Les insectes guerriers affluaient dans un vacarme de cris et de jacassements. Robots et compers Soldats se bousculaient pour monter une ligne de défense. Deux insectes dotés de plaques rouge vif sur leurs élytres assaillirent un robot. Celui-ci répliqua avec fureur, mais les guerriers arrachèrent son enveloppe dorsale, qu’ils jetèrent à terre dans un fracas métallique, avant de lui extirper ses panneaux solaires en forme d’ailes. Si les robots résistaient à l’environnement d’une géante gazeuse, les Klikiss n’ignoraient rien de la manière de démanteler leurs créations.
Le robot luttait toujours quand les insectes perforèrent son segment principal, puis arrachèrent ses processeurs et les écrasèrent. Ils finirent par déboîter sa tête anguleuse, qu’ils jetèrent au loin.
Les Klikiss disposaient d’un armement sophistiqué. Mais le spécex qui les commandait semblait vouloir non seulement vaincre les robots, mais les écraser. Cela rappela à Sirix les anciennes batailles : la destruction et le massacre, motivés par le seul plaisir de les perpétrer.
Un second accouplant arriva, accompagné d’un nouveau contingent. Sirix et ses compagnons décidèrent de former un barrage, le temps de couvrir leur retraite vers leurs vaisseaux. Ils pouvaient embarquer sur les navettes, les transports de troupes et les Mantas, puis filer de Wollamor. Mais ils avaient besoin de temps.

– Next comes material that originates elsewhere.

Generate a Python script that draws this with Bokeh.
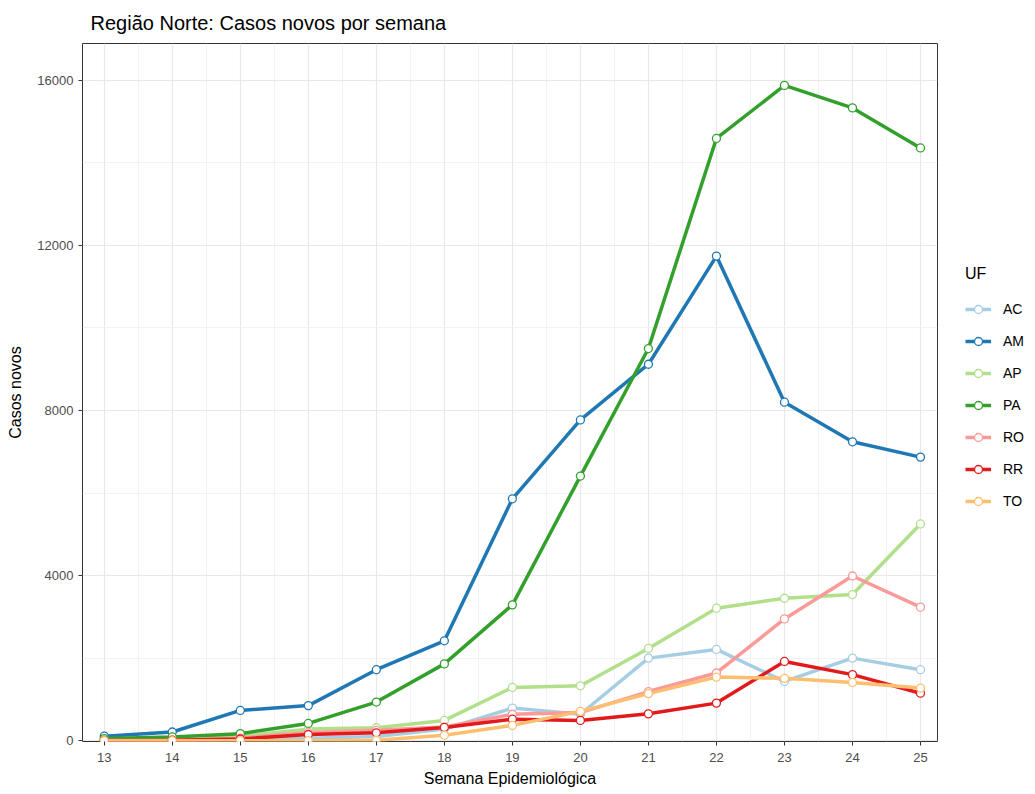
from bokeh.plotting import figure
from bokeh.models import FixedTicker, Legend, LegendItem, Range1d
from bokeh.embed import file_html
from bokeh.resources import INLINE

weeks = [13, 14, 15, 16, 17, 18, 19, 20, 21, 22, 23, 24, 25]
AC = [5, 10, 30, 60, 100, 280, 790, 640, 2000, 2210, 1435, 2000, 1720]
AM = [110, 210, 733, 850, 1720, 2420, 5860, 7770, 9120, 11740, 8200, 7240, 6870]
AP = [20, 40, 110, 280, 313, 490, 1290, 1330, 2235, 3210, 3450, 3540, 5250]
PA = [50, 90, 170, 418, 935, 1860, 3290, 6410, 9500, 14590, 15875, 15330, 14360]
RO = [5, 10, 60, 200, 250, 330, 640, 680, 1190, 1640, 2950, 3990, 3235]
RR = [5, 10, 40, 150, 190, 320, 520, 490, 650, 910, 1920, 1600, 1150]
TO = [0, 0, 0, 0, 10, 130, 370, 710, 1140, 1540, 1510, 1410, 1275]

series = [("AC", AC, "#A6CEE3"), ("AM", AM, "#1F78B4"), ("AP", AP, "#B2DF8A"),
          ("PA", PA, "#33A02C"), ("RO", RO, "#FB9A99"), ("RR", RR, "#E31A1C"),
          ("TO", TO, "#FDBF6F")]

FONT = "Liberation Sans"

p = figure(frame_width=855, frame_height=698, output_backend="svg", toolbar_location=None,
           x_range=Range1d(12.68, 25.25), y_range=Range1d(-20, 16890),
           min_border_left=82, min_border_top=43, min_border_bottom=46, min_border_right=0,
           title="Região Norte: Casos novos por semana")

p.title.text_font = FONT
p.title.text_font_size = "20px"
p.title.text_font_style = "normal"
p.title.text_color = "#000000"
p.title.offset = 8
p.title.standoff = 16
p.title.vertical_align = "top"

p.background_fill_color = "white"
p.border_fill_color = "white"
p.outline_line_color = "#333333"
p.outline_line_width = 1

p.xaxis.ticker = FixedTicker(ticks=weeks, minor_ticks=[w + 0.5 for w in weeks[:-1]] + [12.5])
p.yaxis.ticker = FixedTicker(ticks=[0, 4000, 8000, 12000, 16000],
                             minor_ticks=[2000, 6000, 10000, 14000])
for ax in (p.xaxis, p.yaxis):
    ax.axis_line_color = None
    ax.major_tick_line_color = "#333333"
    ax.major_tick_out = 4
    ax.major_tick_in = 0
    ax.minor_tick_line_color = None
    ax.major_label_text_font = FONT
    ax.major_label_text_font_size = "13px"
    ax.major_label_text_color = "#4D4D4D"
    ax.axis_label_text_font = FONT
    ax.axis_label_text_font_size = "16px"
    ax.axis_label_text_font_style = "normal"
    ax.axis_label_text_color = "#000000"
p.yaxis.major_label_orientation = "horizontal"
p.xaxis.axis_label = "Semana Epidemiológica"
p.yaxis.axis_label = "Casos novos"
p.xaxis.axis_label_standoff = 5
p.yaxis.axis_label_standoff = 10
p.xaxis.major_label_standoff = 7
p.yaxis.major_label_standoff = 5

for g in (p.xgrid, p.ygrid):
    g.grid_line_color = "#E8E8E8"
    g.grid_line_width = 1.2
    g.minor_grid_line_color = "#EFEFEF"
    g.minor_grid_line_width = 0.8

lines = {}
for name, vals, col in series:
    lines[name] = p.line(weeks, vals, line_color=col, line_width=3.5)
pts = {}
for name, vals, col in series:
    pts[name] = p.scatter(weeks, vals, size=8, fill_color="white", line_color=col, line_width=1.3)

items = [LegendItem(label=name, renderers=[lines[name], pts[name]]) for name, _, _ in series]
legend = Legend(items=items, location=(28, 230), title="UF")
legend.title_text_font = FONT
legend.title_text_font_size = "16px"
legend.title_text_font_style = "normal"
legend.title_text_color = "#000000"
legend.title_standoff = 16
legend.label_text_font = FONT
legend.label_text_font_size = "14px"
legend.label_text_color = "#000000"
legend.glyph_width = 26
legend.glyph_height = 20
legend.label_standoff = 12
legend.spacing = 12
legend.padding = 0
legend.margin = 0
legend.border_line_color = None
legend.background_fill_alpha = 0
p.add_layout(legend, "right")

open("out.html", "w").write(file_html(p, INLINE))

Sirix disposait d’une dernière défense : les compers Soldats. À présent que les Klikiss étaient revenus pourchasser les siens, il n’hésiterait pas à sacrifier les robots terriens. La survie de leurs supérieurs en dépendait. Il les appela, et les compers militaires arrivèrent au pas de charge par rangées entières pour former un mur. Utilisant des outils comme armes de fortune, ils se ruèrent sur les Klikiss qui émergeaient du transportail.
Par chance, ils n’avaient aucun instinct de conservation. Ils gagneraient le temps dont leurs maîtres avaient besoin.
Les compers se précipitèrent à la rencontre des insectes qui affluaient. Ils combattaient à quatre contre un, et au début, ils les réduisirent en charpie. Mais les Klikiss répliquèrent, éventrant, dépeçant et arrachant la tête des robots d’un revers de leurs membres semblables à ceux des mantes religieuses. De nouvelles colonnes de compers sortirent des vaisseaux. Ceux-là portaient des armes à projectiles, dont la plupart avaient été arrachées des mains des cadavres de soldats humains.
Alors qu’ils tiraient sur les Klikiss assoiffés de vengeance, Sirix, l’espace un instant, crut qu’ils pourraient les contenir. Puis une nouvelle vague d’assaillants se déversa du transportail.
DP et QT s’égaillèrent, paniqués.
« Suivez-moi ! » émit Sirix.
Les compers Soldats s’efforcèrent de tenir leurs positions, tandis que les robots noirs se repliaient à l’abri trompeur des vaisseaux des FTD. Et les Klikiss en maraude continuaient à avancer.